_Materials provided_.
____________
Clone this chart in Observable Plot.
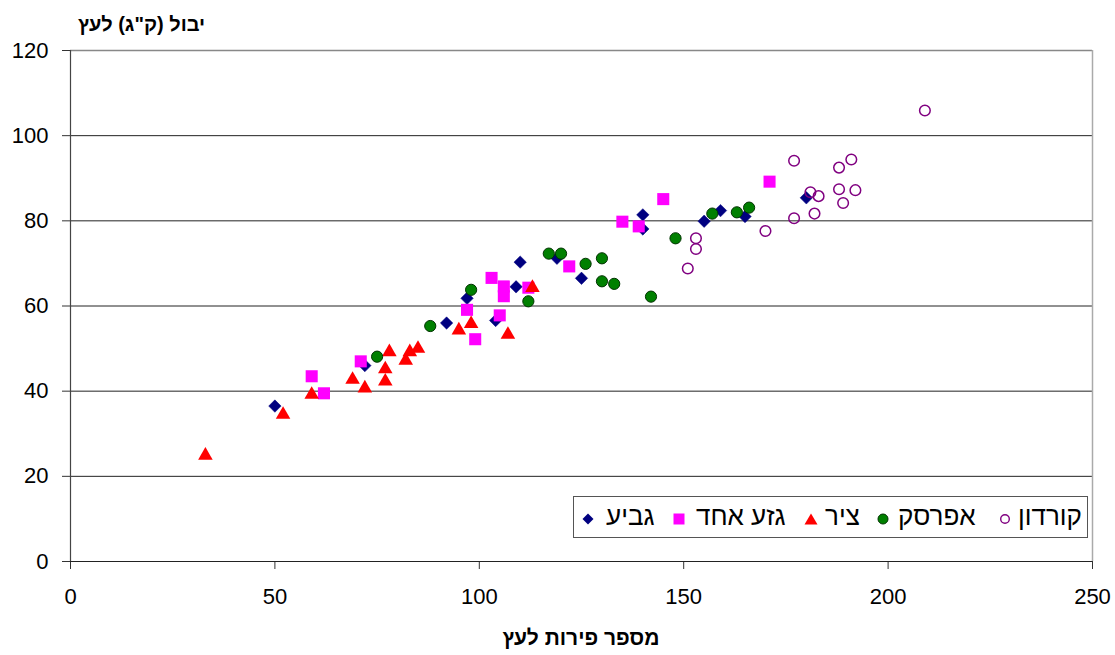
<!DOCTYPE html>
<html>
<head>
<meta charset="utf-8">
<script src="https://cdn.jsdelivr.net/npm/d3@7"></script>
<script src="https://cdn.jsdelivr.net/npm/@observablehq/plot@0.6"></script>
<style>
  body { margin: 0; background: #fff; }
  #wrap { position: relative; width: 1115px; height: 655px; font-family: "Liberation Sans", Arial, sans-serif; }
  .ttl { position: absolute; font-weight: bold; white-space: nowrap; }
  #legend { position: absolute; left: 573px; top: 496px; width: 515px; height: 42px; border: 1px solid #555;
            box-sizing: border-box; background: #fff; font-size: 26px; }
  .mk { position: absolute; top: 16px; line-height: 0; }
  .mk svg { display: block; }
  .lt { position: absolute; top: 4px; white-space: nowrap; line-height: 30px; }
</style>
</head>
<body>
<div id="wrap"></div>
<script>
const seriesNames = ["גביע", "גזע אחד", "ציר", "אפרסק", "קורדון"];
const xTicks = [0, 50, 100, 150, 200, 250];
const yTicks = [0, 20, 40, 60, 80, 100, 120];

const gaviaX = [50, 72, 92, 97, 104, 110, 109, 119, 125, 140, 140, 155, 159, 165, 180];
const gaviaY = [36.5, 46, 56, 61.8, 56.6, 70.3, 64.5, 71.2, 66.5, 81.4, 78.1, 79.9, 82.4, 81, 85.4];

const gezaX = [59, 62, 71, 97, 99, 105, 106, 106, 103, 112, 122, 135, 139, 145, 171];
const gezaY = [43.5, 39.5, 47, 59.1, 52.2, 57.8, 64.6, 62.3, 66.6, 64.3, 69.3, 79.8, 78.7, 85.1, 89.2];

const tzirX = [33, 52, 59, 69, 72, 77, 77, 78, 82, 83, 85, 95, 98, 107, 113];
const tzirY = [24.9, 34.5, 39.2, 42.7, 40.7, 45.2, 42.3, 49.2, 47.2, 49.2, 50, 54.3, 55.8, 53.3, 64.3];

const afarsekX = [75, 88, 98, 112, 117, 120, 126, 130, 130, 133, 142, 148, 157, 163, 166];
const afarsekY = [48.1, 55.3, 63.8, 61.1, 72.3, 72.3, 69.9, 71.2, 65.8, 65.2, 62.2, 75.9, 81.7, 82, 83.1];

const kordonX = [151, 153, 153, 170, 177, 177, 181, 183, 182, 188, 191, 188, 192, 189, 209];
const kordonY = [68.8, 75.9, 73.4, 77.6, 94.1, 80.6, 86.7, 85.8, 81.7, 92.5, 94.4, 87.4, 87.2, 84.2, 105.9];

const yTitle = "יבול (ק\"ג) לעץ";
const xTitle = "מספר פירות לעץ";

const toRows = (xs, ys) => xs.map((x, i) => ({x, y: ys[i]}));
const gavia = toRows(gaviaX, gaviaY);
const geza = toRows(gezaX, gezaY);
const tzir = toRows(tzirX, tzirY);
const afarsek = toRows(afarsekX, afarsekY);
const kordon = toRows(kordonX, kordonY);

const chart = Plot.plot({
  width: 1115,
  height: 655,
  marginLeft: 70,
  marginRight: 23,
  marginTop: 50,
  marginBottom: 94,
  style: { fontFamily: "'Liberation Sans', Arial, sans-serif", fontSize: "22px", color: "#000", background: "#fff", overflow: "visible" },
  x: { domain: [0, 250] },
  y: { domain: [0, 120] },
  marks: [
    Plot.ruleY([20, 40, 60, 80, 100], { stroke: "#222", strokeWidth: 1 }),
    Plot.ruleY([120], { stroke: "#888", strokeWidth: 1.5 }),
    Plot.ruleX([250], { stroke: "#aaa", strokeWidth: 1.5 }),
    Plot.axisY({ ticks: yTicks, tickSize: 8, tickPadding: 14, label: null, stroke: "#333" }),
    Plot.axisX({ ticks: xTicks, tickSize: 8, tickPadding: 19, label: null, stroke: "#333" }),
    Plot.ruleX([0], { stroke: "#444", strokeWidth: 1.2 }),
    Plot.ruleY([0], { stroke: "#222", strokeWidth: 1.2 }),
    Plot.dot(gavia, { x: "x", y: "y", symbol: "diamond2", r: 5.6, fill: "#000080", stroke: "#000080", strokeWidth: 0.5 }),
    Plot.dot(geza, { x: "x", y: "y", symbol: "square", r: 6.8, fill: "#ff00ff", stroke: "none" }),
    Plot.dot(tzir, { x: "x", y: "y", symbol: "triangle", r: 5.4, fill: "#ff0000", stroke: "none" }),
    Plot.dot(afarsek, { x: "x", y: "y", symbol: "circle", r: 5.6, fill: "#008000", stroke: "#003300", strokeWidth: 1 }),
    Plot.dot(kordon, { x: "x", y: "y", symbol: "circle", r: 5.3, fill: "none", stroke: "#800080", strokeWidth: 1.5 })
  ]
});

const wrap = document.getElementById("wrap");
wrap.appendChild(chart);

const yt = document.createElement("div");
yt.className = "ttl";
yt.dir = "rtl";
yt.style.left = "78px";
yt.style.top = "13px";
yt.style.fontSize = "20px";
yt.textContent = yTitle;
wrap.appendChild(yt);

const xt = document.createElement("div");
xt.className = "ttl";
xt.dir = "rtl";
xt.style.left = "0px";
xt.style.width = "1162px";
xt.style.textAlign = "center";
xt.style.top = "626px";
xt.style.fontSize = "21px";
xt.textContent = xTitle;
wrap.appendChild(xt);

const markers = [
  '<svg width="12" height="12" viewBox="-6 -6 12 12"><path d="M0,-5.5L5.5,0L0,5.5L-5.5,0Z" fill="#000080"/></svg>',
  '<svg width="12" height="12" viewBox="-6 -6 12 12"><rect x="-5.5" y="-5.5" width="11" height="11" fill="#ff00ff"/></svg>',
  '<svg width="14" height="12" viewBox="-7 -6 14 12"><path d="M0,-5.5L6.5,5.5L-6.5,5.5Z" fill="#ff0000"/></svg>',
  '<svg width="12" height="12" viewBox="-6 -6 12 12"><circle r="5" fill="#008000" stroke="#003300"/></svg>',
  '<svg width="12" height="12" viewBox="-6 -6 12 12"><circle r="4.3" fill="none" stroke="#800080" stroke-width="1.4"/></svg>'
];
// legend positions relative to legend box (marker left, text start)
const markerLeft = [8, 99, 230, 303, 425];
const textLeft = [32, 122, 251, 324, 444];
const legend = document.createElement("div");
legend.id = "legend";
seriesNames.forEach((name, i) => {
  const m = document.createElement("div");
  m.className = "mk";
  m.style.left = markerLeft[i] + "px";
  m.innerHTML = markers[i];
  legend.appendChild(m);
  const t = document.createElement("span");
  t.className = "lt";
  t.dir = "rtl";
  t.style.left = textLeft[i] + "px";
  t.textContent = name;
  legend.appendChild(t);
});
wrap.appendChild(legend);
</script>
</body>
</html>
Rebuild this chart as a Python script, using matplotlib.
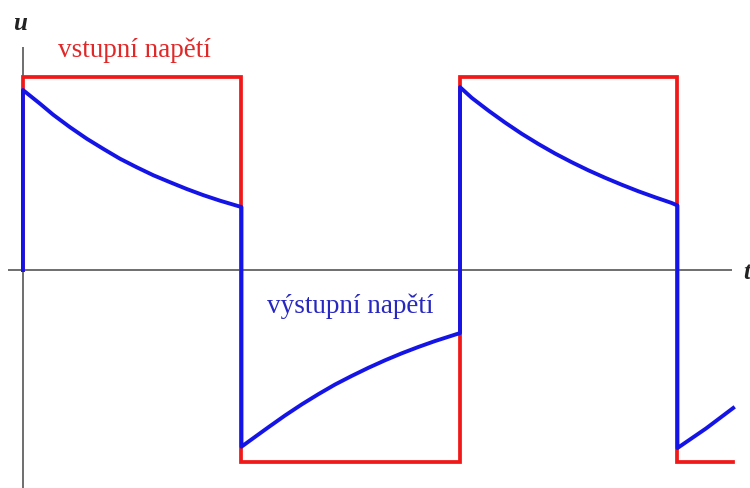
____________
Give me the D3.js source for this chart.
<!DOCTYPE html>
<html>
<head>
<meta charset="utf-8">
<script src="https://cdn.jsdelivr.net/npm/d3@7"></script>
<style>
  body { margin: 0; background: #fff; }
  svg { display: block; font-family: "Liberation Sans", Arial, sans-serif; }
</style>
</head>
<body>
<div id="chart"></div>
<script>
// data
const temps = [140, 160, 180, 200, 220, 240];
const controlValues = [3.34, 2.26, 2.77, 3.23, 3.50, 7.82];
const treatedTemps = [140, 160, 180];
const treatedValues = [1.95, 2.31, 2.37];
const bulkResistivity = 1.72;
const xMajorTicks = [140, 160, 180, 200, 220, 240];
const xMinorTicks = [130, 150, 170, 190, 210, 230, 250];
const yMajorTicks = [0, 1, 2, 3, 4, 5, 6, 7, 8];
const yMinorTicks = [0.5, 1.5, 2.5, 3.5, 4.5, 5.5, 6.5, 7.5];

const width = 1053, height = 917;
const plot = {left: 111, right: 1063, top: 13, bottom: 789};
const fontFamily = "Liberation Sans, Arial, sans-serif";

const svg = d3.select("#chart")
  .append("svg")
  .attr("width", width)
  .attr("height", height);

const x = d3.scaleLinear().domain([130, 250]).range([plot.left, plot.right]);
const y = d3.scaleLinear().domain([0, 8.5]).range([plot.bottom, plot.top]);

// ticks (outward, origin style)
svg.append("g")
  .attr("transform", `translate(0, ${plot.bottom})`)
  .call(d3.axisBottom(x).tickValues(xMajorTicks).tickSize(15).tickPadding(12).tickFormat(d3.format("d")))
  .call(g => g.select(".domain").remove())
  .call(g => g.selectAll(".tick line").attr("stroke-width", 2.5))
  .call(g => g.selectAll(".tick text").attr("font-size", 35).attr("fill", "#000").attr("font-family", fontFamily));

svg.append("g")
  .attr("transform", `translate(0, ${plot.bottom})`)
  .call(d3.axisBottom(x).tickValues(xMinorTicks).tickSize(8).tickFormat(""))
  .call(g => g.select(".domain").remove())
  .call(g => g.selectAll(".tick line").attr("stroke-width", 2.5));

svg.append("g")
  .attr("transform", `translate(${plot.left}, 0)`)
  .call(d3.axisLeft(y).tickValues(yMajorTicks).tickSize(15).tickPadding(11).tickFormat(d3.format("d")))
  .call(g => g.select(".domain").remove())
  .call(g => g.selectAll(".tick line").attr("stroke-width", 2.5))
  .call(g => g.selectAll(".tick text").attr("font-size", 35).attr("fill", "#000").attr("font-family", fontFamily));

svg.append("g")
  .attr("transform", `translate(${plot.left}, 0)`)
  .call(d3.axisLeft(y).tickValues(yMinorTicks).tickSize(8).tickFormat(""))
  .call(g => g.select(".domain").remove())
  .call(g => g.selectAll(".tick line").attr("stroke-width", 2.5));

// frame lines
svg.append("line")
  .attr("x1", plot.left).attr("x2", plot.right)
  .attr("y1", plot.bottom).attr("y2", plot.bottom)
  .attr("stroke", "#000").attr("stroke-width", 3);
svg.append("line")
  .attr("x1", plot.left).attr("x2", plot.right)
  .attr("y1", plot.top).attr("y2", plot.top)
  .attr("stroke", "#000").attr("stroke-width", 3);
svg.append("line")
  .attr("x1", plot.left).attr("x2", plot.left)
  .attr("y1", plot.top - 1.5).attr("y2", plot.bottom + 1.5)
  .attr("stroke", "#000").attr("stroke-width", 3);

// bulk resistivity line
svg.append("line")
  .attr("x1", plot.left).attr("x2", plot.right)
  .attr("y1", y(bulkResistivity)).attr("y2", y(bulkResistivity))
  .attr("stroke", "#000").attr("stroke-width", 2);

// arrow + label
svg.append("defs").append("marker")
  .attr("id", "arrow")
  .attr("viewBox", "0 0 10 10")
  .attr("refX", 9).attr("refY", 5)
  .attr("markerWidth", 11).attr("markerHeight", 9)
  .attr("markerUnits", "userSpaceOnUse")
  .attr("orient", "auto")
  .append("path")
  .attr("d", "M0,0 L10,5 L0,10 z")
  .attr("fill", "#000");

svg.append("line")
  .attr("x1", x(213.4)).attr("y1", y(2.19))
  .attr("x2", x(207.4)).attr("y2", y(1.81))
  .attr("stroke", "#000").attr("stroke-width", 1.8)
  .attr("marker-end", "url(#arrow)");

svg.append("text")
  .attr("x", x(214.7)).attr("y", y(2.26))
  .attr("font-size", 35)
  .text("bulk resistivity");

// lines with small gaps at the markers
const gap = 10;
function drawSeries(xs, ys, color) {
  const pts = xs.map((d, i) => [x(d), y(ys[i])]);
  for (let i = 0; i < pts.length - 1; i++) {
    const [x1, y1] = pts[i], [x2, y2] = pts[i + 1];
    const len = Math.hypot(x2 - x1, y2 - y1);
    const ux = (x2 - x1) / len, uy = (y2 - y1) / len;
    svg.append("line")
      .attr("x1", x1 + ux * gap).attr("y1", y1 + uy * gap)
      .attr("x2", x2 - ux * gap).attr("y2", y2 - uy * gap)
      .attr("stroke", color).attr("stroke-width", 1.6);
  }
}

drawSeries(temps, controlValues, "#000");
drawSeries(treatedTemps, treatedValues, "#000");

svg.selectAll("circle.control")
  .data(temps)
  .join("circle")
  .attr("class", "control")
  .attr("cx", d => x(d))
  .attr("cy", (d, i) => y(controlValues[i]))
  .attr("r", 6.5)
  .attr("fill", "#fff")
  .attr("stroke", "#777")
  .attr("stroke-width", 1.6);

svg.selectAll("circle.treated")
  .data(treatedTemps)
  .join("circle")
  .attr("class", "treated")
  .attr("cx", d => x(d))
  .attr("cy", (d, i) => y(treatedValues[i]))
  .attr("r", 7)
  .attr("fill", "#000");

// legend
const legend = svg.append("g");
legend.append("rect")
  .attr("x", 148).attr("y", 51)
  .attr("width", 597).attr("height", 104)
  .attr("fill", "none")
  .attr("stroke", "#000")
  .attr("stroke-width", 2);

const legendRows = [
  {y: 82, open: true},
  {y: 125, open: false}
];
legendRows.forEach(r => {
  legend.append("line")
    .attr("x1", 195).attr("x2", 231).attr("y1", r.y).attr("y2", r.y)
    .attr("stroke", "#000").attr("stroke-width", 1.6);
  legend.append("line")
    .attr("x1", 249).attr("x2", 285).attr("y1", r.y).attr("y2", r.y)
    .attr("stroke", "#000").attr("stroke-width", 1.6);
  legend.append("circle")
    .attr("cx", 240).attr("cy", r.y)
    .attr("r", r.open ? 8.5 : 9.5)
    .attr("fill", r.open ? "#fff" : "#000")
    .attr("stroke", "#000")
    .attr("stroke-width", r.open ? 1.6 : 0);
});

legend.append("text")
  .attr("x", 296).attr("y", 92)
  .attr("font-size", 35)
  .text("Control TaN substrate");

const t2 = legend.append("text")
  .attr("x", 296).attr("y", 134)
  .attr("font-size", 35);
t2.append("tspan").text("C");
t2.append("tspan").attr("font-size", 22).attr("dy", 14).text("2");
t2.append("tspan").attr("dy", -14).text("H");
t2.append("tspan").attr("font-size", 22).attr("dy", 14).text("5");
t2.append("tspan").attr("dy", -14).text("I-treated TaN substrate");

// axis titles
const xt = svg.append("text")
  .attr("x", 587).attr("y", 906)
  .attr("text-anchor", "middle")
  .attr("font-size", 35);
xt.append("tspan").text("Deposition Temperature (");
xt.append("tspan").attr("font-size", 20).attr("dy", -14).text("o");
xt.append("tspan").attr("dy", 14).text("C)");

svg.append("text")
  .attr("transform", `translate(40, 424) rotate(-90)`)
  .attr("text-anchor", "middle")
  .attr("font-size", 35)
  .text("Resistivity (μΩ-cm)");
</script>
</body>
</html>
____________
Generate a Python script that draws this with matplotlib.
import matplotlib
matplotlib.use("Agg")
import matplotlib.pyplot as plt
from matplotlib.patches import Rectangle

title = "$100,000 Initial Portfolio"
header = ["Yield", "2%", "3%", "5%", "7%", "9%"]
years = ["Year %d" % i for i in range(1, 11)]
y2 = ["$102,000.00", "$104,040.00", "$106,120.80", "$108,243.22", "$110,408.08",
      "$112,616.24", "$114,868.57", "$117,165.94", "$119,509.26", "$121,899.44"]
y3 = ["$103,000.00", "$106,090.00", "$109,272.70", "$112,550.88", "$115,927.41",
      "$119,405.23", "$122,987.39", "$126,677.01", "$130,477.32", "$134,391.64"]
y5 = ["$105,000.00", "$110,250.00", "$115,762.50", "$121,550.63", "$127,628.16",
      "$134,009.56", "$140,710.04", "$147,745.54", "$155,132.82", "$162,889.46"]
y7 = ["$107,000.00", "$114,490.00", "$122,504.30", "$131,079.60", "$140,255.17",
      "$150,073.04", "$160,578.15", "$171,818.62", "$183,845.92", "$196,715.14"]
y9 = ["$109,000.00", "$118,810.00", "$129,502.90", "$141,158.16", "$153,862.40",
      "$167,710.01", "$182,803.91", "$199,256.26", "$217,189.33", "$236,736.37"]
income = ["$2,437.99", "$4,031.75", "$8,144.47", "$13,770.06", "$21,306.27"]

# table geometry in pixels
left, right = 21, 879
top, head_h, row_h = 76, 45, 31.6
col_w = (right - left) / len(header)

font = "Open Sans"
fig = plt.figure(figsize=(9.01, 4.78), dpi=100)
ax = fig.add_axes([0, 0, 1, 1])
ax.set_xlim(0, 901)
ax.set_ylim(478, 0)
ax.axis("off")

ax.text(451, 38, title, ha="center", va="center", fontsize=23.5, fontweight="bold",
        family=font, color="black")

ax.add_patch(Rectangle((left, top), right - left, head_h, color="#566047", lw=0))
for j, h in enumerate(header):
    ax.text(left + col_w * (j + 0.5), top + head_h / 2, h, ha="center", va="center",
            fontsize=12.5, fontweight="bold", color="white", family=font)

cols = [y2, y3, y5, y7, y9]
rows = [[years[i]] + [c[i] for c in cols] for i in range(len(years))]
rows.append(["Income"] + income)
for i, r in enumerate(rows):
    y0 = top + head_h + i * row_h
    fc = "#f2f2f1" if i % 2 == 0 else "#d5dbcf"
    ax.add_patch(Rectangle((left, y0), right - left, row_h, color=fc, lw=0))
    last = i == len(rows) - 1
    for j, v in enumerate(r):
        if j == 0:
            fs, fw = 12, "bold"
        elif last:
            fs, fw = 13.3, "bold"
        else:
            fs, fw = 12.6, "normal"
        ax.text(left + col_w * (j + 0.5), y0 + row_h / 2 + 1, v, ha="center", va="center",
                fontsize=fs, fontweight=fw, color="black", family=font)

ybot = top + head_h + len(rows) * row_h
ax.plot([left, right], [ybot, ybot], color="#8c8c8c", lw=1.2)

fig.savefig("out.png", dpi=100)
____________
_Problem details_. Within the material above, extract exactly the lines that start at the line containing "Generate a Python" and stop after the line containing "from matplotlib.patches import Rectangle", and only those.

_The response_.
Generate a Python script that draws this with matplotlib.
import matplotlib
matplotlib.use("Agg")
import matplotlib.pyplot as plt
from matplotlib.patches import Rectangle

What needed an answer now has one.